For most homes with only a 1-inch slot, yes. A deep-pleated cabinet lets you run a higher-MERV filter for cleaner air while actually lowering airflow resistance, and it cuts filter changes to once or twice a year. The main caveat is confirming your system’s static pressure and return sizing with a technician first.

Can I add a 4- or 5-inch filter to a system that only has a 1-inch slot?

Not directly — a 5-inch filter won’t fit a 1-inch slot. But an HVAC technician can add a media filter cabinet or fabricate a wider slot in the return so your system can use a deep-pleated filter. It’s a common, straightforward retrofit for most homes.

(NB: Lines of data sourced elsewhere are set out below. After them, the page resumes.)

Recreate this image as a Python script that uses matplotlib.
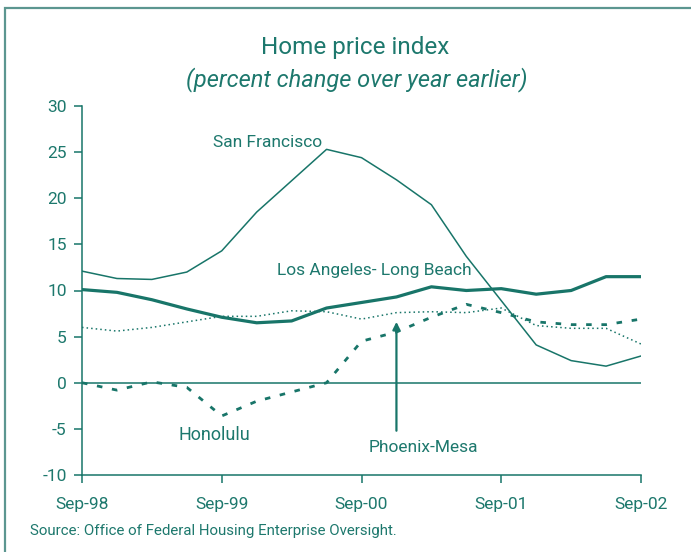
import matplotlib
matplotlib.use("Agg")
import matplotlib.pyplot as plt
from matplotlib.patches import Rectangle

plt.rcParams['font.family'] = ['Roboto', 'DejaVu Sans']
plt.rcParams['axes.unicode_minus'] = False

quarters = ["Sep-98", "Dec-98", "Mar-99", "Jun-99", "Sep-99", "Dec-99", "Mar-00", "Jun-00",
            "Sep-00", "Dec-00", "Mar-01", "Jun-01", "Sep-01", "Dec-01", "Mar-02", "Jun-02", "Sep-02"]
san_francisco = [12.1, 11.3, 11.2, 12.0, 14.3, 18.5, 21.9, 25.3, 24.4, 22.0, 19.3, 13.7, 8.9, 4.1, 2.4, 1.8, 2.9]
los_angeles = [10.1, 9.8, 9.0, 8.0, 7.1, 6.5, 6.7, 8.1, 8.7, 9.3, 10.4, 10.0, 10.2, 9.6, 10.0, 11.5, 11.5]
honolulu = [0.0, -0.8, 0.1, -0.5, -3.6, -2.0, -1.0, 0.0, 4.5, 5.5, 7.1, 8.5, 7.6, 6.6, 6.3, 6.3, 6.9]
phoenix = [6.0, 5.6, 6.0, 6.6, 7.2, 7.2, 7.8, 7.7, 6.9, 7.6, 7.7, 7.6, 8.1, 6.2, 5.9, 5.9, 4.2]
tick_labels = ["Sep-98", "Sep-99", "Sep-00", "Sep-01", "Sep-02"]
y_ticks = [-10, -5, 0, 5, 10, 15, 20, 25, 30]

C = '#187569'
TXT = '#1d786d'

fig = plt.figure(figsize=(6.91, 5.52), dpi=100)
W, H = 691, 552
ax = fig.add_axes([82 / W, 1 - 475 / H, (641 - 82) / W, (475 - 106) / H])

x = list(range(len(quarters)))
ax.plot(x, san_francisco, color=C, lw=1.1)
ax.plot(x, los_angeles, color=C, lw=2.3)
ax.plot(x, honolulu, color=C, lw=2.0, linestyle=(0, (2, 3.5)))
ax.plot(x, phoenix, color=C, lw=1.1, linestyle=(0, (1, 2)))
ax.axhline(0, color=C, lw=1.1)

ax.set_xlim(0, 16)
ax.set_ylim(-10, 30)
ax.set_yticks(y_ticks)
ax.set_xticks([0, 4, 8, 12, 16])
ax.set_xticklabels(tick_labels)
for s in ['top', 'right']:
    ax.spines[s].set_visible(False)
for s in ['left', 'bottom']:
    ax.spines[s].set_color(C)
    ax.spines[s].set_linewidth(1.1)
ax.tick_params(axis='both', colors=C, labelcolor=TXT, labelsize=12.5, length=6, width=1.1)
ax.tick_params(axis='x', pad=10)
ax.tick_params(axis='y', pad=5)

ax.text(6.87, 26.0, "San Francisco", color=TXT, fontsize=12.5, ha='right', va='center')
ax.text(5.57, 12.2, "Los Angeles- Long Beach", color=TXT, fontsize=12.5, ha='left', va='center')
ax.text(2.75, -5.7, "Honolulu", color=TXT, fontsize=13, ha='left', va='center')
ax.text(8.2, -7.0, "Phoenix-Mesa", color=TXT, fontsize=12.5, ha='left', va='center')
ax.annotate("", xy=(9.0, 6.6), xytext=(9.0, -5.2),
            arrowprops=dict(arrowstyle='-|>', color=C, lw=1.6, mutation_scale=11, shrinkA=0, shrinkB=0))

fig.text(355 / W, 1 - 48 / H, "Home price index", color=TXT, fontsize=17.5, ha='center', va='center')
fig.text(357 / W, 1 - 80 / H, "(percent change over year earlier)", color=TXT, fontsize=17,
         ha='center', va='center', style='italic')
fig.text(30 / W, 1 - 531 / H, "Source: Office of Federal Housing Enterprise Oversight.", color=TXT,
         fontsize=10.8, ha='left', va='center')

fig.patches.append(Rectangle((5 / W, -0.1), 1.2, 1 - 8 / H + 0.1, transform=fig.transFigure,
                             fill=False, edgecolor='#5c9690', lw=1.6))

fig.savefig("out.png", dpi=100)
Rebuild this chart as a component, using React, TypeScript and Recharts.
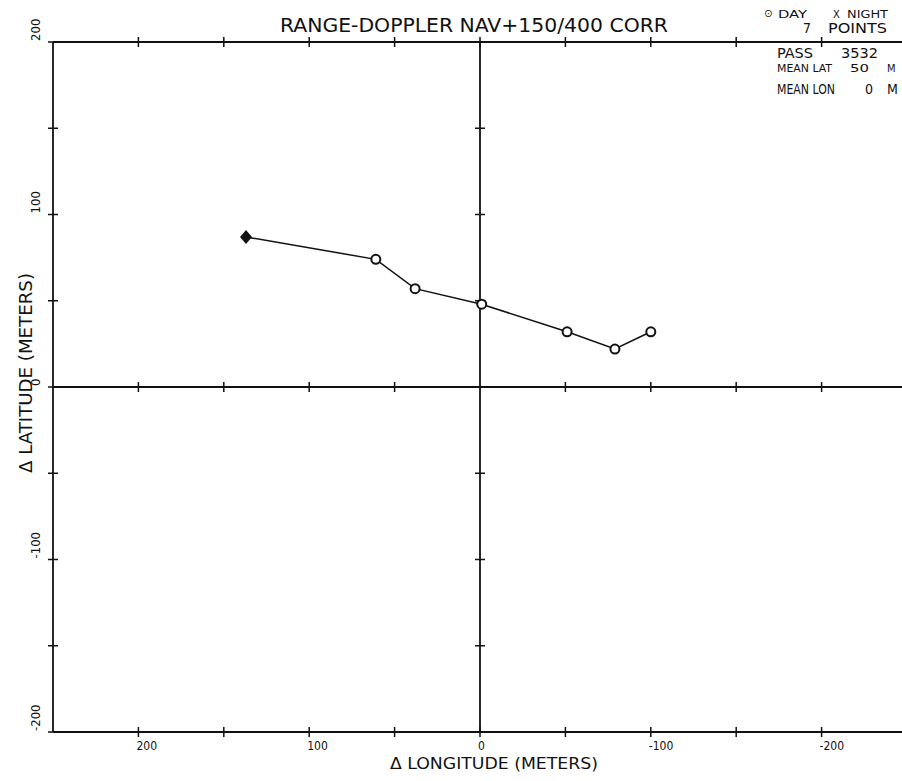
import React from "react";
import {
  ScatterChart,
  Scatter,
  XAxis,
  YAxis,
  ReferenceLine,
  ReferenceDot,
} from "recharts";

// points (meters), first one is the diamond start
const lonValues = [137, 61, 38, -1, -51, -79, -100];
const latValues = [87, 74, 57, 48, 32, 22, 32];
const pointKinds = ["start", "day", "day", "day", "day", "day", "day"];

const axisTicks = [-200, -150, -100, -50, 0, 50, 100, 150, 200];
const labelledTicks = [-200, -100, 0, 100, 200];
const crossTicks = [-200, -150, -100, -50, 50, 100, 150, 200];

const points = lonValues.map((lon, i) => ({
  lon,
  lat: latValues[i],
  kind: pointKinds[i],
}));

const FONT =
  '"Liberation Sans Narrow", "DejaVu Sans Condensed", "DejaVu Sans", sans-serif';
const INK = "#111";

// small "+" marks drawn at scale positions
const vMark = (p: any) => (
  <line x1={p.cx} y1={p.cy - 5} x2={p.cx} y2={p.cy + 5} stroke={INK} strokeWidth={1.5} />
);
const hMark = (p: any) => (
  <line x1={p.cx - 5} y1={p.cy} x2={p.cx + 5} y2={p.cy} stroke={INK} strokeWidth={1.5} />
);

const BottomTick = (props: any) => {
  const { x, y, payload } = props;
  const v = payload.value;
  if (!labelledTicks.includes(v)) return <g />;
  return (
    <text x={x - 2} y={y + 18} fontSize={12} fontFamily={FONT} fill={INK}>
      {v}
    </text>
  );
};

const LeftTick = (props: any) => {
  const { x, y, payload } = props;
  const v = payload.value;
  if (!labelledTicks.includes(v)) return <g />;
  return (
    <text
      x={x - 13}
      y={y - 1}
      fontSize={13}
      fontFamily={FONT}
      fill={INK}
      transform={`rotate(-90 ${x - 13} ${y - 1})`}
    >
      {v}
    </text>
  );
};

const Marker = (props: any) => {
  const { cx, cy, payload } = props;
  if (payload.kind === "start") {
    return (
      <polygon
        points={`${cx},${cy - 7} ${cx + 6},${cy} ${cx},${cy + 7} ${cx - 6},${cy}`}
        fill={INK}
      />
    );
  }
  return <circle cx={cx} cy={cy} r={4.5} fill="#fff" stroke={INK} strokeWidth={2} />;
};

const App: React.FC = () => {
  return (
    <div
      style={{
        position: "absolute",
        left: 0,
        top: 0,
        width: 902,
        height: 781,
        overflow: "hidden",
        background: "#fff",
      }}
    >
      <ScatterChart
        width={910}
        height={781}
        margin={{ top: 0, right: 3, bottom: 0, left: 0 }}
      >
        <XAxis
          type="number"
          dataKey="lon"
          domain={[-250, 250]}
          reversed
          ticks={axisTicks}
          interval={0}
          height={49}
          tickSize={0}
          tickMargin={0}
          tickLine={false}
          axisLine={{ stroke: INK, strokeWidth: 1.8 }}
          tick={<BottomTick />}
        />
        <XAxis
          xAxisId="top"
          orientation="top"
          type="number"
          domain={[-250, 250]}
          reversed
          ticks={axisTicks}
          height={42}
          tickLine={false}
          tick={false}
          axisLine={{ stroke: INK, strokeWidth: 1.8 }}
        />
        <YAxis
          type="number"
          dataKey="lat"
          domain={[-200, 200]}
          ticks={axisTicks}
          interval={0}
          width={53}
          tickSize={0}
          tickMargin={0}
          tickLine={false}
          axisLine={{ stroke: INK, strokeWidth: 1.8 }}
          tick={<LeftTick />}
        />
        <ReferenceLine x={0} stroke={INK} strokeWidth={1.8} />
        <ReferenceLine y={0} stroke={INK} strokeWidth={1.8} />
        {axisTicks.map((v) => (
          <ReferenceDot key={`b${v}`} x={v} y={-200} ifOverflow="visible" shape={vMark} />
        ))}
        {axisTicks.map((v) => (
          <ReferenceDot key={`t${v}`} x={v} y={200} ifOverflow="visible" shape={vMark} />
        ))}
        {axisTicks.map((v) => (
          <ReferenceDot key={`l${v}`} x={250} y={v} ifOverflow="visible" shape={hMark} />
        ))}
        {crossTicks.map((v) => (
          <ReferenceDot key={`h${v}`} x={0} y={v} ifOverflow="visible" shape={hMark} />
        ))}
        {crossTicks.map((v) => (
          <ReferenceDot key={`v${v}`} x={v} y={0} ifOverflow="visible" shape={vMark} />
        ))}
        <Scatter
          data={points}
          line={{ stroke: INK, strokeWidth: 1.5 }}
          shape={<Marker />}
          isAnimationActive={false}
        />
      </ScatterChart>

      <svg
        width={902}
        height={781}
        style={{ position: "absolute", left: 0, top: 0, pointerEvents: "none" }}
        fontFamily={FONT}
        fill={INK}
      >
        <text x={474} y={32} fontSize={19} textAnchor="middle" textLength={388} lengthAdjust="spacingAndGlyphs">
          RANGE-DOPPLER NAV+150/400 CORR
        </text>

        <text x={764} y={17} fontSize={11}>⊙</text>
        <text x={778} y={18} fontSize={10} textLength={29} lengthAdjust="spacingAndGlyphs">DAY</text>
        <text x={833} y={18} fontSize={11}>X</text>
        <text x={847} y={18} fontSize={10} textLength={41} lengthAdjust="spacingAndGlyphs">NIGHT</text>
        <text x={803} y={33} fontSize={14}>7</text>
        <text x={828} y={33} fontSize={14} textLength={59} lengthAdjust="spacingAndGlyphs">POINTS</text>

        <text x={777} y={58} fontSize={14} textLength={36} lengthAdjust="spacingAndGlyphs">PASS</text>
        <text x={841} y={58} fontSize={14} textLength={37} lengthAdjust="spacingAndGlyphs">3532</text>
        <text x={777} y={72} fontSize={11} textLength={55} lengthAdjust="spacingAndGlyphs">MEAN LAT</text>
        <text x={850} y={72} fontSize={11} textLength={19} lengthAdjust="spacingAndGlyphs">50</text>
        <text x={887} y={72} fontSize={11}>M</text>
        <text x={777} y={94} fontSize={14} textLength={58} lengthAdjust="spacingAndGlyphs">MEAN LON</text>
        <text x={865} y={94} fontSize={14}>0</text>
        <text x={887} y={94} fontSize={14}>M</text>

        <text x={390} y={769} fontSize={16} textLength={208} lengthAdjust="spacingAndGlyphs">
          Δ LONGITUDE  (METERS)
        </text>
        <text
          x={32}
          y={473}
          fontSize={17}
          textLength={200}
          lengthAdjust="spacingAndGlyphs"
          transform="rotate(-90 32 473)"
        >
          Δ LATITUDE  (METERS)
        </text>
      </svg>
    </div>
  );
};

export default App;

Does a filter cabinet improve airflow?

Compared with a thin high-MERV filter, yes. A deep-pleated filter spreads airflow across far more media, so it runs at lower resistance than a 1-inch filter of similar efficiency. You get cleaner air without the airflow penalty — provided the cabinet is sized and sealed correctly.

How often do you change a 5-inch furnace filter?

Typically every 6 to 12 months, versus every 30 to 90 days for a 1-inch filter. The deep pleats hold far more dust before airflow is affected, so you change it far less often. Homes with pets, heavy dust, or allergies may land on the shorter end of that range.

Can I install a filter cabinet myself?

A handy homeowner can sometimes install a drop-in cabinet, but sizing the housing, sealing it against air bypass, and confirming your system’s static pressure are best handled by a professional. A poorly sealed or mismatched cabinet can hurt airflow instead of helping, so it’s usually worth having a technician do it.